Charts and diagrams as code:
=====

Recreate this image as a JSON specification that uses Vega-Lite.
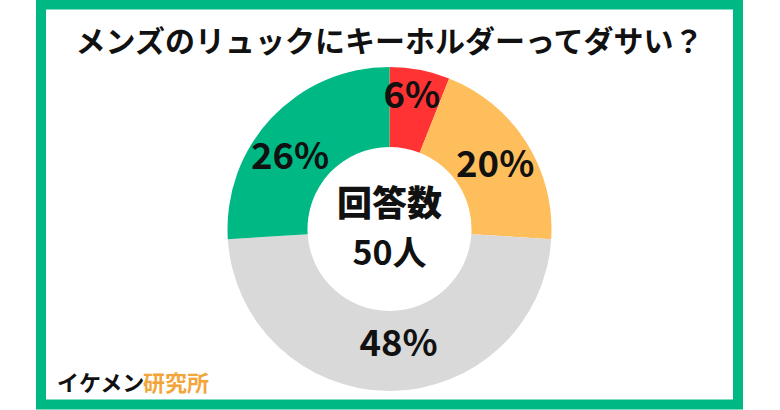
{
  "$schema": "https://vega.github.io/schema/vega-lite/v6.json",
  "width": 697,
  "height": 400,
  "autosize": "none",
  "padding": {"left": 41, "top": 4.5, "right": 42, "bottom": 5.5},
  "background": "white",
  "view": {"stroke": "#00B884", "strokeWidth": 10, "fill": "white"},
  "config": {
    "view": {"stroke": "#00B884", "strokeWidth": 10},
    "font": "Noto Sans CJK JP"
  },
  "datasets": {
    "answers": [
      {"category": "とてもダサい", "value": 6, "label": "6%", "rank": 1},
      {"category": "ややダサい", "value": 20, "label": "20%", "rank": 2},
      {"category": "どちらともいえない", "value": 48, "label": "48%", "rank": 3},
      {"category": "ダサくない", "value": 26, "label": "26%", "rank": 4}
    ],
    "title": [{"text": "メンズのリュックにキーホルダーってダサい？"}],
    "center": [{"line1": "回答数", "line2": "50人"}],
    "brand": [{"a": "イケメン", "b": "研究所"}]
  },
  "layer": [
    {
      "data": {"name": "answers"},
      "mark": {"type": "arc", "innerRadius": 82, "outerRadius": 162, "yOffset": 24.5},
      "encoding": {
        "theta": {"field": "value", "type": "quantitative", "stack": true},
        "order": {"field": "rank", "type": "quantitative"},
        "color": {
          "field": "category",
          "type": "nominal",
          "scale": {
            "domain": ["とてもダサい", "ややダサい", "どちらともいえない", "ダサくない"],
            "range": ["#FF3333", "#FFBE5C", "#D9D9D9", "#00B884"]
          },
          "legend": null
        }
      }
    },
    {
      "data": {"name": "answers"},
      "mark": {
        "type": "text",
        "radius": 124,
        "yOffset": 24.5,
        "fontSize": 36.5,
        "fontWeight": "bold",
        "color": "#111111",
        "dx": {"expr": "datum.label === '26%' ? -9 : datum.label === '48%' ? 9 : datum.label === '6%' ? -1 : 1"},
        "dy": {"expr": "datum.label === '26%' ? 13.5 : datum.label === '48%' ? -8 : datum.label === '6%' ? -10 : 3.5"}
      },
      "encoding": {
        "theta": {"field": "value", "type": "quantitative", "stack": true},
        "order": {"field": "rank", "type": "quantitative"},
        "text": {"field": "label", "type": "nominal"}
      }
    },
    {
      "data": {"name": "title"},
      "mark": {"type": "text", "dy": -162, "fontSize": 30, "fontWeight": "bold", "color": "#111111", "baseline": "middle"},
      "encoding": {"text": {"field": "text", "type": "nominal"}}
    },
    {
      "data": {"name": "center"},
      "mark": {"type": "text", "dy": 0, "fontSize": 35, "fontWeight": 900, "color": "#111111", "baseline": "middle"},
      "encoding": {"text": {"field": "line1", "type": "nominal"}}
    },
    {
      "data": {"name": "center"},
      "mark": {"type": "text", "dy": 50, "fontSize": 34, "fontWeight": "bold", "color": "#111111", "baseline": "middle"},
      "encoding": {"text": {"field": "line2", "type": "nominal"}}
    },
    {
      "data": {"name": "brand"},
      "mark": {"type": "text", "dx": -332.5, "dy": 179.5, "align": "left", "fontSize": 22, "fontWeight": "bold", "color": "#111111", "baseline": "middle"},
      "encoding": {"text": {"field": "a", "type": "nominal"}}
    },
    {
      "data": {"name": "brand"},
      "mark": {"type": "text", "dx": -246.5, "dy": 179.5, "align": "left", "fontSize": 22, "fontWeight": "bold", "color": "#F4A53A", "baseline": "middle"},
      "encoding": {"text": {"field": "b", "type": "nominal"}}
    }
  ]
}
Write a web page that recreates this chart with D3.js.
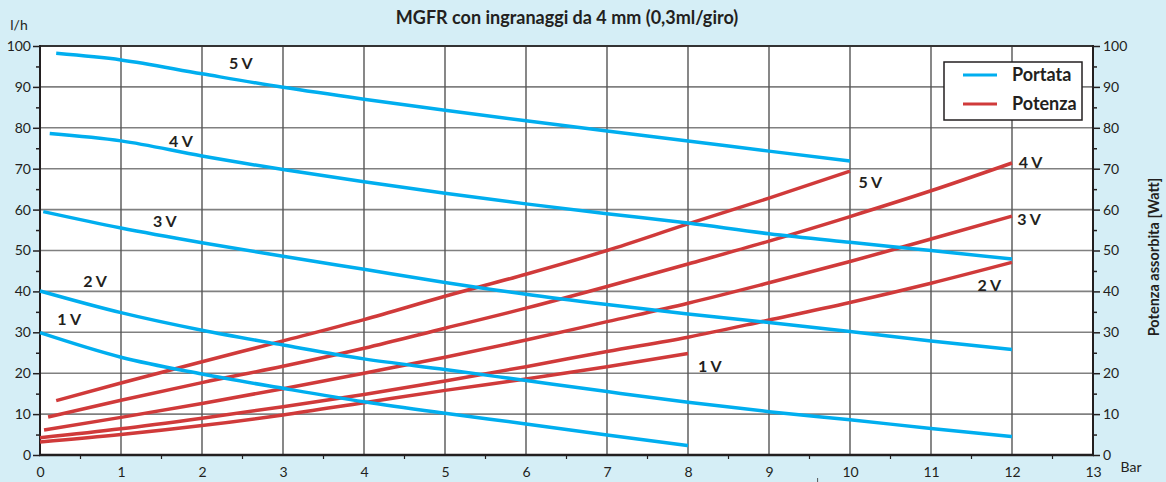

=====

▸ **Goal**: Write out the records above exactly as they stand, leaving out every picture.

▸ **Answer**:
Recreate this image as a JSON specification that uses Vega-Lite.
{
  "$schema": "https://vega.github.io/schema/vega-lite/v6.json",
  "width": 697,
  "height": 400,
  "autosize": "none",
  "padding": {"left": 41, "top": 4.5, "right": 42, "bottom": 5.5},
  "background": "white",
  "view": {"stroke": "#00B884", "strokeWidth": 10, "fill": "white"},
  "config": {
    "view": {"stroke": "#00B884", "strokeWidth": 10},
    "font": "Noto Sans CJK JP"
  },
  "datasets": {
    "answers": [
      {"category": "とてもダサい", "value": 6, "label": "6%", "rank": 1},
      {"category": "ややダサい", "value": 20, "label": "20%", "rank": 2},
      {"category": "どちらともいえない", "value": 48, "label": "48%", "rank": 3},
      {"category": "ダサくない", "value": 26, "label": "26%", "rank": 4}
    ],
    "title": [{"text": "メンズのリュックにキーホルダーってダサい？"}],
    "center": [{"line1": "回答数", "line2": "50人"}],
    "brand": [{"a": "イケメン", "b": "研究所"}]
  },
  "layer": [
    {
      "data": {"name": "answers"},
      "mark": {"type": "arc", "innerRadius": 82, "outerRadius": 162, "yOffset": 24.5},
      "encoding": {
        "theta": {"field": "value", "type": "quantitative", "stack": true},
        "order": {"field": "rank", "type": "quantitative"},
        "color": {
          "field": "category",
          "type": "nominal",
          "scale": {
            "domain": ["とてもダサい", "ややダサい", "どちらともいえない", "ダサくない"],
            "range": ["#FF3333", "#FFBE5C", "#D9D9D9", "#00B884"]
          },
          "legend": null
        }
      }
    },
    {
      "data": {"name": "answers"},
      "mark": {
        "type": "text",
        "radius": 124,
        "yOffset": 24.5,
        "fontSize": 36.5,
        "fontWeight": "bold",
        "color": "#111111",
        "dx": {"expr": "datum.label === '26%' ? -9 : datum.label === '48%' ? 9 : datum.label === '6%' ? -1 : 1"},
        "dy": {"expr": "datum.label === '26%' ? 13.5 : datum.label === '48%' ? -8 : datum.label === '6%' ? -10 : 3.5"}
      },
      "encoding": {
        "theta": {"field": "value", "type": "quantitative", "stack": true},
        "order": {"field": "rank", "type": "quantitative"},
        "text": {"field": "label", "type": "nominal"}
      }
    },
    {
      "data": {"name": "title"},
      "mark": {"type": "text", "dy": -162, "fontSize": 30, "fontWeight": "bold", "color": "#111111", "baseline": "middle"},
      "encoding": {"text": {"field": "text", "type": "nominal"}}
    },
    {
      "data": {"name": "center"},
      "mark": {"type": "text", "dy": 0, "fontSize": 35, "fontWeight": 900, "color": "#111111", "baseline": "middle"},
      "encoding": {"text": {"field": "line1", "type": "nominal"}}
    },
    {
      "data": {"name": "center"},
      "mark": {"type": "text", "dy": 50, "fontSize": 34, "fontWeight": "bold", "color": "#111111", "baseline": "middle"},
      "encoding": {"text": {"field": "line2", "type": "nominal"}}
    },
    {
      "data": {"name": "brand"},
      "mark": {"type": "text", "dx": -332.5, "dy": 179.5, "align": "left", "fontSize": 22, "fontWeight": "bold", "color": "#111111", "baseline": "middle"},
      "encoding": {"text": {"field": "a", "type": "nominal"}}
    },
    {
      "data": {"name": "brand"},
      "mark": {"type": "text", "dx": -246.5, "dy": 179.5, "align": "left", "fontSize": 22, "fontWeight": "bold", "color": "#F4A53A", "baseline": "middle"},
      "encoding": {"text": {"field": "b", "type": "nominal"}}
    }
  ]
}
Write a web page that recreates this chart with D3.js.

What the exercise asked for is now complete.